Rumi was right; there ARE whispers in the wind, just waiting for your ears and mind and heart to open to them. It is the reason to meditate and to take time for quiet. 

In my childhood, I knew instinctively how to listen. Growing up Catholic, I was encouraged, and obliged to spend time in prayer, worship and contemplation. Then I got older and forgot, relying instead on prominent voices of society, of expectations, of being the best "me"; yes, but in order to do something that was always just out of reach.

One of these voices from the past returned to me, bringing a flood of memories and provocations, just the other day. The BVMs or Sisters of Charity of the Blessed Virgin Mary took front and center stage, out of the blue, rising out of the sea like a watery image from the past, great and vivid and life-like.

I accompanied my darling daughter, a junior in high school, on a visit to a couple of the colleges on her "where I would do anything to be able to attend" list in Chicago. Northwestern, the first on the day's agenda, was breathtakingly beautiful, on the shores of Lake Michigan, which, if you've never seen it, is most ocean-like in its breadth, color and beauty. The campus is self-contained and made up of a village of austere, New England-like buildings alongside brand new, glass-filled wonders. The scholarship is so renowned that they are not attempting to sell you on the school so much as inform you about the liberal arts program and the opportunities that are there because Chicago is there. I am for the liberal arts education model, in support of a well-rounded person capable of understanding the world on more than one level, so this held much appeal.

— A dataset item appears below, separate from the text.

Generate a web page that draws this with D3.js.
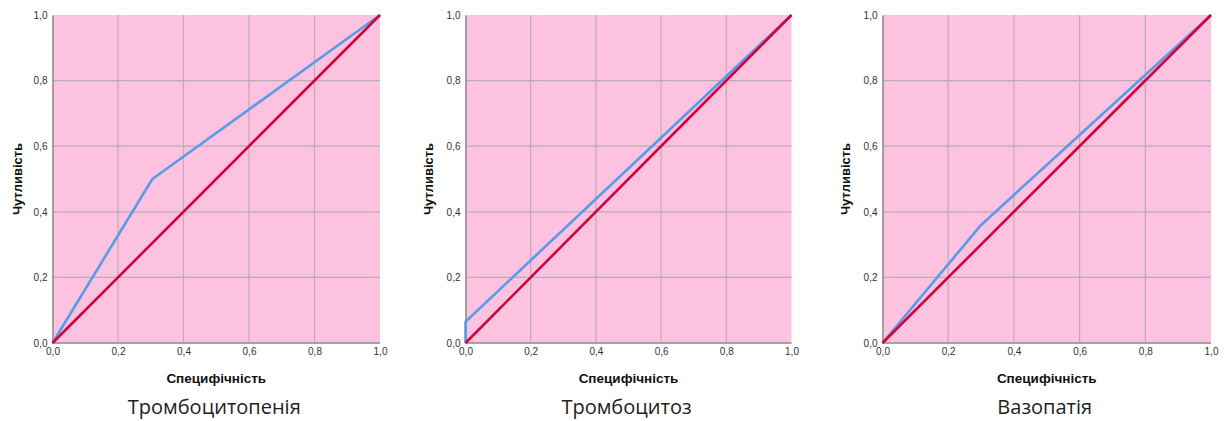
<!DOCTYPE html>
<html><head><meta charset="utf-8">
<script src="https://cdn.jsdelivr.net/npm/d3@7"></script>
<style>body{margin:0;background:#fff}svg{display:block}</style>
</head><body>
<script>
// Data
const panelTitles = ["Тромбоцитопенія", "Тромбоцитоз", "Вазопатія"];
const xTitle = "Специфічність";
const yTitle = "Чутливість";
const tickValues = [0, 0.2, 0.4, 0.6, 0.8, 1.0];
const rocX1 = [0, 0.305, 1];
const rocY1 = [0, 0.5, 1];
const rocX2 = [0, 0, 1];
const rocY2 = [0, 0.065, 1];
const rocX3 = [0, 0.3, 1];
const rocY3 = [0, 0.36, 1];
const refX = [0, 1];
const refY = [0, 1];

const rocs = [[rocX1, rocY1], [rocX2, rocY2], [rocX3, rocY3]];
const layout = [
  {left: 52.5, right: 380, yTitleX: 17},
  {left: 465.5, right: 791.5, yTitleX: 428},
  {left: 882.5, right: 1211, yTitleX: 845}
];
const plotTop = 15, plotBottom = 343;

const svg = d3.select("body").append("svg").attr("width", 1226).attr("height", 421);
const fmt = d => d3.format(".1f")(d).replace(".", ",");

layout.forEach((L, i) => {
  const x = d3.scaleLinear().domain([0, 1]).range([L.left, L.right]);
  const y = d3.scaleLinear().domain([0, 1]).range([plotBottom, plotTop]);
  const g = svg.append("g");
  g.append("rect").attr("x", L.left).attr("y", plotTop).attr("width", L.right - L.left).attr("height", plotBottom - plotTop).attr("fill", "#fdc2e0");
  // grid
  g.selectAll(".gx").data(tickValues.slice(1, -1)).join("line")
    .attr("x1", d => x(d)).attr("x2", d => x(d)).attr("y1", plotTop).attr("y2", plotBottom)
    .attr("stroke", "#b9acb4").attr("stroke-width", 1.2);
  g.selectAll(".gy").data(tickValues.slice(1, -1)).join("line")
    .attr("y1", d => y(d)).attr("y2", d => y(d)).attr("x1", L.left).attr("x2", L.right)
    .attr("stroke", "#b9acb4").attr("stroke-width", 1.2);
  // axes
  const xa = g.append("g").attr("transform", `translate(0,${plotBottom})`)
    .call(d3.axisBottom(x).tickValues(tickValues).tickFormat(fmt).tickSize(0).tickPadding(5));
  const ya = g.append("g").attr("transform", `translate(${L.left},0)`)
    .call(d3.axisLeft(y).tickValues(tickValues).tickFormat(fmt).tickSize(0).tickPadding(5));
  [xa, ya].forEach(a => {
    a.select(".domain").attr("stroke", "#8a8a8a").attr("stroke-width", 1.5);
    a.selectAll("text").attr("font-family", "Liberation Sans, Arial, sans-serif").attr("font-size", 10).attr("fill", "#333");
  });
  xa.select(".domain").remove();
  g.append("line").attr("x1", L.left).attr("x2", L.right).attr("y1", plotBottom).attr("y2", plotBottom).attr("stroke", "#8a8a8a").attr("stroke-width", 1.5);
  // lines
  const line = d3.line().x(d => x(d[0])).y(d => y(d[1]));
  const [rx, ry] = rocs[i];
  g.append("path").datum(rx.map((v, k) => [v, ry[k]])).attr("d", line)
    .attr("fill", "none").attr("stroke", "#5a9be9").attr("stroke-width", 2.6).attr("stroke-linejoin", "round");
  g.append("path").datum(refX.map((v, k) => [v, refY[k]])).attr("d", line)
    .attr("fill", "none").attr("stroke", "#d4003c").attr("stroke-width", 2.6);
  // titles
  const cx = (L.left + L.right) / 2;
  g.append("text").attr("x", cx).attr("y", 383).attr("text-anchor", "middle")
    .attr("font-family", "Liberation Sans, Arial, sans-serif").attr("font-weight", "bold").attr("font-size", 13.5).attr("fill", "#111").text(xTitle);
  g.append("text").attr("transform", `translate(${L.yTitleX + 4.5},${(plotTop + plotBottom) / 2}) rotate(-90)`).attr("text-anchor", "middle")
    .attr("font-family", "Liberation Sans, Arial, sans-serif").attr("font-weight", "bold").attr("font-size", 13).attr("fill", "#111").text(yTitle);
  g.append("text").attr("x", cx - 2).attr("y", 414).attr("text-anchor", "middle")
    .attr("font-family", "Open Sans, Noto Sans, sans-serif").attr("font-size", 20).attr("fill", "#222").text(panelTitles[i]);
});
</script>
</body></html>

We made our way across the second campus of the day, and this took a leisurely moment, since the magnolia trees were blooming against a background of green sea-like lake and blue, blue sky, and each step was a marvel to behold; waves crashing against the rocks lining the campus. This was Loyola University. As we neared our destination, we came across a plaque mentioning the BVM's of Dubuque...my BVM's! Now Loyola is Jesuit (the scholastic branch of the priesthood, if you will), and these particular BVM's are to education what the Jesuits are to the same. Mary Frances Clark and her friends were the founders of the first college I attended, and a fearless bunch of educators hors pair. Early in their lives, they took on the mission of educating girls to improve their prospects; from Ireland to New York to Dubuque, Iowa. Clarke College, now Clarke University, was founded by the sisters in my hometown. Here they were at Loyola. Their mission, invited by the Jesuits to found a woman's college, was to help girls and women pull themselves out of poverty through education, especially immigrant women whose lives were entrenched in misery in factories full of danger, or worse. The BVMs I knew as a student were no less revolutionary and dedicated.

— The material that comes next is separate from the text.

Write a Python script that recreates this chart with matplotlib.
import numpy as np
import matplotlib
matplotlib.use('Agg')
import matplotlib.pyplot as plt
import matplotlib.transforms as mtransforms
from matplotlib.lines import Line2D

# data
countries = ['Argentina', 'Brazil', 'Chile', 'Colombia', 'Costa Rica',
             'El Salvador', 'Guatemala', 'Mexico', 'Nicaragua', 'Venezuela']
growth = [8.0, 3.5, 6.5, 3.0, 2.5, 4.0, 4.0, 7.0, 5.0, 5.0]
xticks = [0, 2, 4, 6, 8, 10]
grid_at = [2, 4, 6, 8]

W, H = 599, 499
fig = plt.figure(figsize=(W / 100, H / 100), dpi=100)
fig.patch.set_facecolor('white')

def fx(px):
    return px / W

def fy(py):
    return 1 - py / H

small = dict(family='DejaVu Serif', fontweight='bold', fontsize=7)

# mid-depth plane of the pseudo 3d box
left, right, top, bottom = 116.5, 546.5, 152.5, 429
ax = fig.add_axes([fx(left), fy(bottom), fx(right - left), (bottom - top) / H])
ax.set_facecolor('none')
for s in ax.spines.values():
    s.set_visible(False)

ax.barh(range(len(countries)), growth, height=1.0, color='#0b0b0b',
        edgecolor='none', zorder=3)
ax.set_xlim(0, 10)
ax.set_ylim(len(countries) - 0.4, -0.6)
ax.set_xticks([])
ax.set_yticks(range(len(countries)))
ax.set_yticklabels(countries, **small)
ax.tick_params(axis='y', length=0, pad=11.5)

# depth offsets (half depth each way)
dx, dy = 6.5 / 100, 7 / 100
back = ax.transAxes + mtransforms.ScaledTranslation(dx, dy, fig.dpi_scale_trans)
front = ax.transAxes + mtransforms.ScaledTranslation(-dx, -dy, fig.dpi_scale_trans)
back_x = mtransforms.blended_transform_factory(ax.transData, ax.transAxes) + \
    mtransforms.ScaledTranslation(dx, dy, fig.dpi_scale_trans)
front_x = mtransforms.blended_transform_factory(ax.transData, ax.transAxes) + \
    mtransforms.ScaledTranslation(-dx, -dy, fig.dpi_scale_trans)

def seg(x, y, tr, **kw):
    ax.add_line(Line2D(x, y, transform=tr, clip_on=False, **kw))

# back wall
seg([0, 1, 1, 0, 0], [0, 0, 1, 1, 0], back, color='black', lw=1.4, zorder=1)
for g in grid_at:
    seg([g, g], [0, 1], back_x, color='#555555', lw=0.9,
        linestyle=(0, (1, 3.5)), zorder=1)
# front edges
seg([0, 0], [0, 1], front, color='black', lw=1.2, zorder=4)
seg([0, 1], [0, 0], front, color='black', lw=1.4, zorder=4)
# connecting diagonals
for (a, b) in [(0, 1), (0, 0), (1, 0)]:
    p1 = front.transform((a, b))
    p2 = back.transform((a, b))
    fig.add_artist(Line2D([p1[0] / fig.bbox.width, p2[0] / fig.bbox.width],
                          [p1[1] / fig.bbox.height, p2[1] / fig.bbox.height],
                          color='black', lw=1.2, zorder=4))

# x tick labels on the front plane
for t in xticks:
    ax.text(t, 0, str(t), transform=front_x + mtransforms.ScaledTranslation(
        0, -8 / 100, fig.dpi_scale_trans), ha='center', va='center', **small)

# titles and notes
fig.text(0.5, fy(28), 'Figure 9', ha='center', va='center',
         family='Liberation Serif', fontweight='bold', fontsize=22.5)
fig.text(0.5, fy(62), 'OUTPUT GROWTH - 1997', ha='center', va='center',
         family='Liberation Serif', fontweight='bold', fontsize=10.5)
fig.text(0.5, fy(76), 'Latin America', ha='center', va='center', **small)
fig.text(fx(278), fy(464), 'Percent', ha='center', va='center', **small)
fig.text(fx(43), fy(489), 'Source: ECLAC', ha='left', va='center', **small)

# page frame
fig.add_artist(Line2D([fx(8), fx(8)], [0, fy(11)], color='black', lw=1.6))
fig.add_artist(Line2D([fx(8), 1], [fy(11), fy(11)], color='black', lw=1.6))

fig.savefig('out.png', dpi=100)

                                 Mundelein Hall: with angels Uriel and Jophiel standing guard
                           Them angels be  4 Stories High (like Ursula in the Little Mermaid)

The more surprising connection? Without knowing any of this, it is here that my oldest daughter is about to begin law school in the fall, in order to become an international law and immigration specialist, at Loyola. My alma mater had caught up to us in this odd, tiny, extraordinary way. 

       The graduate in her own space, with family; brothers on left, Dad, Grampa, Grama, Child,          Mama, siblings in front.

For me, this was a reminder of the kinship of all and of the impossibility of ignoring this fact as I walk upon the earth. There is no true separation between people and places, except for the one we attempt to create through divisions and labels that suit us. The interdependence of each nation, person and critter, as small as it may be, is reality. As a woman and a mother, it is the responsibility I have to leave the world a better place than I found it. The answer, alas, is not simply telling my children how to live their lives (not that I do not do that every single day), it is to model a deeper level of care, of faith and roots, which comes from that still place inside  I cultivate.